Swappo wrote:
Exactly my thought as well...
Looks like Sognefjorden where I lived for 1½ years.
Yes, Norway.
The first one is Geiranger.
The second is from the bus ride back toward Ålesund.
I think it was near Stranda. http://maps.google.com/maps/place?ftid=0x4616a2598dfc46a5:0x3669b77b2e7ab0dc&q=Stranda,+Norway&hl=en&ved=0CAwQ-gswAA&sa=X&ei=uCnDTvmAG-XZiQKJwfCFBw
Impressive, especially with the good reflections. The 2nd one could have been more interesting with more vertical space perhaps (more of a square crop).
"IMO that looks a lot better w/o the yellow building"
I like the original more, as the serenity of the scene is much more apparent and the story is more clear...ships enter the port from the right and passengers disembark to the quaint cottage at the left; and the rippled water and tyre wall complete the scene; the light right to dark left is engaging. The yellow building brings out light yellows in the hillside and its reflection.
Compositionally, a lot of people dislike a lack of frontal white space ahead of main moving subjects also. Finally the mountain and its reflection overwhelm the balance of the shot in the tighter crop, and disrupt the eye's natural movement across the frame. Can't please everybody, I guess. Nice photos, excellent use of the 35-70's strengths, thanks t_g.
Thanks for the analysis, Philip. I generally prefer the wider version as well, though
I can see it going either way.
The 35-70 really delivered on that vacation. I took it in place of the 24-70L and
there weren't many cases where I missed the autofocus. There were cases where
24mm would have been handy, but the wonderful image quality the Zeiss delivers at
35mm makes it a winner in many landscape situations.
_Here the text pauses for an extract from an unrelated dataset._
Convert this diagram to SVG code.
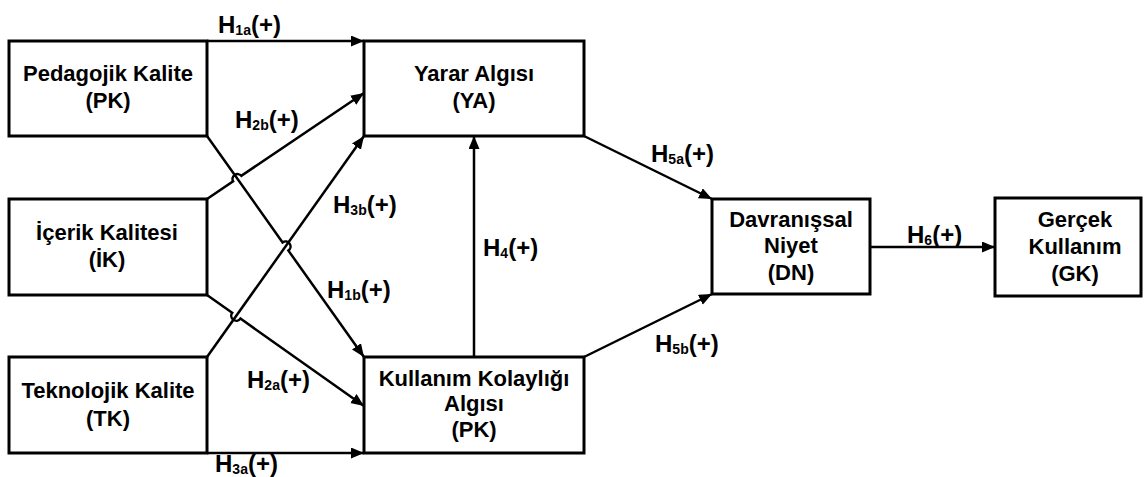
<svg xmlns="http://www.w3.org/2000/svg" width="1145" height="477" viewBox="0 0 1145 477">
  <style>
    .box { fill: #ffffff; stroke: #000000; stroke-width: 3; }
    .t { font-family: "Liberation Sans", Arial, sans-serif; font-weight: bold; font-size: 22px; fill: #000000; text-anchor: middle; }
    .lbl { font-family: "Liberation Sans", Arial, sans-serif; font-weight: bold; font-size: 24px; fill: #000000; }
    .sub { font-size: 14px; }
    .c { fill: none; stroke: #000000; stroke-width: 2.5; marker-end: url(#arr); }
  </style>
  <defs>
    <marker id="arr" markerUnits="userSpaceOnUse" markerWidth="14" markerHeight="12" refX="13" refY="5.5" orient="auto">
      <path d="M0,0 L13,5.5 L0,11 Z" fill="#000000"/>
    </marker>
  </defs>
  <rect width="1145" height="477" fill="#ffffff"/>

  <g id="connectors">
    <path class="c" d="M207,41 L364,41"/>
    <path class="c" d="M207,199 L233.1,181.4 A5,5 0 0 1 241.3,175.8 L364,93"/>
    <path class="c" d="M207,357 L364,136"/>
    <path class="c" d="M207,136 L282.6,242.4 A5,5 0 0 1 288.4,250.6 L364,357"/>
    <path class="c" d="M207,295 L232.2,312.8 A5,5 0 0 0 240.4,318.6 L364,406"/>
    <path class="c" d="M207,453 L364,453"/>
    <path class="c" d="M474,357 L474,136"/>
    <path class="c" d="M584,136 L712,199"/>
    <path class="c" d="M584,357 L712,294"/>
    <path class="c" d="M870,247 L995,247"/>
  </g>

  <g id="labels">
    <text class="lbl" x="218" y="33">H<tspan class="sub" dy="2">1a</tspan><tspan dy="-2">(+)</tspan></text>
    <text class="lbl" x="235" y="128">H<tspan class="sub" dy="2">2b</tspan><tspan dy="-2">(+)</tspan></text>
    <text class="lbl" x="333" y="213">H<tspan class="sub" dy="2">3b</tspan><tspan dy="-2">(+)</tspan></text>
    <text class="lbl" x="327" y="298">H<tspan class="sub" dy="2">1b</tspan><tspan dy="-2">(+)</tspan></text>
    <text class="lbl" x="247" y="388">H<tspan class="sub" dy="2">2a</tspan><tspan dy="-2">(+)</tspan></text>
    <text class="lbl" x="215" y="472">H<tspan class="sub" dy="2">3a</tspan><tspan dy="-2">(+)</tspan></text>
    <text class="lbl" x="483" y="256">H<tspan class="sub" dy="2">4</tspan><tspan dy="-2">(+)</tspan></text>
    <text class="lbl" x="651" y="162">H<tspan class="sub" dy="2">5a</tspan><tspan dy="-2">(+)</tspan></text>
    <text class="lbl" x="655" y="352">H<tspan class="sub" dy="2">5b</tspan><tspan dy="-2">(+)</tspan></text>
    <text class="lbl" x="907" y="243">H<tspan class="sub" dy="2">6</tspan><tspan dy="-2">(+)</tspan></text>
  </g>

  <g id="node-pk">
    <rect class="box" x="9" y="41" width="198" height="95"/>
    <text class="t" x="108" y="81">Pedagojik Kalite</text>
    <text class="t" x="108" y="108">(PK)</text>
  </g>
  <g id="node-ik">
    <rect class="box" x="9" y="199" width="198" height="96"/>
    <text class="t" x="107" y="240">İçerik Kalitesi</text>
    <text class="t" x="107" y="267">(İK)</text>
  </g>
  <g id="node-tk">
    <rect class="box" x="9" y="357" width="198" height="96"/>
    <text class="t" x="108" y="398">Teknolojik Kalite</text>
    <text class="t" x="108" y="426">(TK)</text>
  </g>
  <g id="node-ya">
    <rect class="box" x="364" y="41" width="220" height="95"/>
    <text class="t" x="474" y="81">Yarar Algısı</text>
    <text class="t" x="474" y="108">(YA)</text>
  </g>
  <g id="node-kk">
    <rect class="box" x="364" y="357" width="220" height="96"/>
    <text class="t" x="474" y="386">Kullanım Kolaylığı</text>
    <text class="t" x="474" y="411">Algısı</text>
    <text class="t" x="474" y="437">(PK)</text>
  </g>
  <g id="node-dn">
    <rect class="box" x="712" y="199" width="158" height="95"/>
    <text class="t" x="791" y="227">Davranışsal</text>
    <text class="t" x="791" y="253">Niyet</text>
    <text class="t" x="791" y="280">(DN)</text>
  </g>
  <g id="node-gk">
    <rect class="box" x="995" y="198" width="146" height="98"/>
    <text class="t" x="1075" y="227">Gerçek</text>
    <text class="t" x="1075" y="254">Kullanım</text>
    <text class="t" x="1075" y="281">(GK)</text>
  </g>
</svg>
I was pretty pleased with the performance of my 16-35L mkI also, though it's edge performance
doesn't compare with that of the Zeiss 35-70. Still, it acquitted itself quite well.
I agree with Philip that the first crop is more harmonious, but for me it just feels a bit tight vertically. What I actually meant is that I would have liked to see more of the mountain in the frame.
What a sweet spot, Tri, well done! And nice sharpening, I know that level of detail is hard to get right. Was there a sink plug at the bottom of the whirlpool? ;-)
The 100-300mm is very interesting to me, it seems to share the dense,'robust' colours with the 35-135mm zoom (and thank you to photoe and John Black for a few pages back, great photos), more than the more delicate and even 35-70 palette.
inglis, I shoot it on the tripod but it does have a future with a chip on Sony for SS, and I will do this for handholding, since it impresses at close range. David, who converted it to Sony mount, suggested one for 300mm but I think either 100mm or 135mm as it is best in that range. I'll post more big country 'scapes soon, from places no one goes.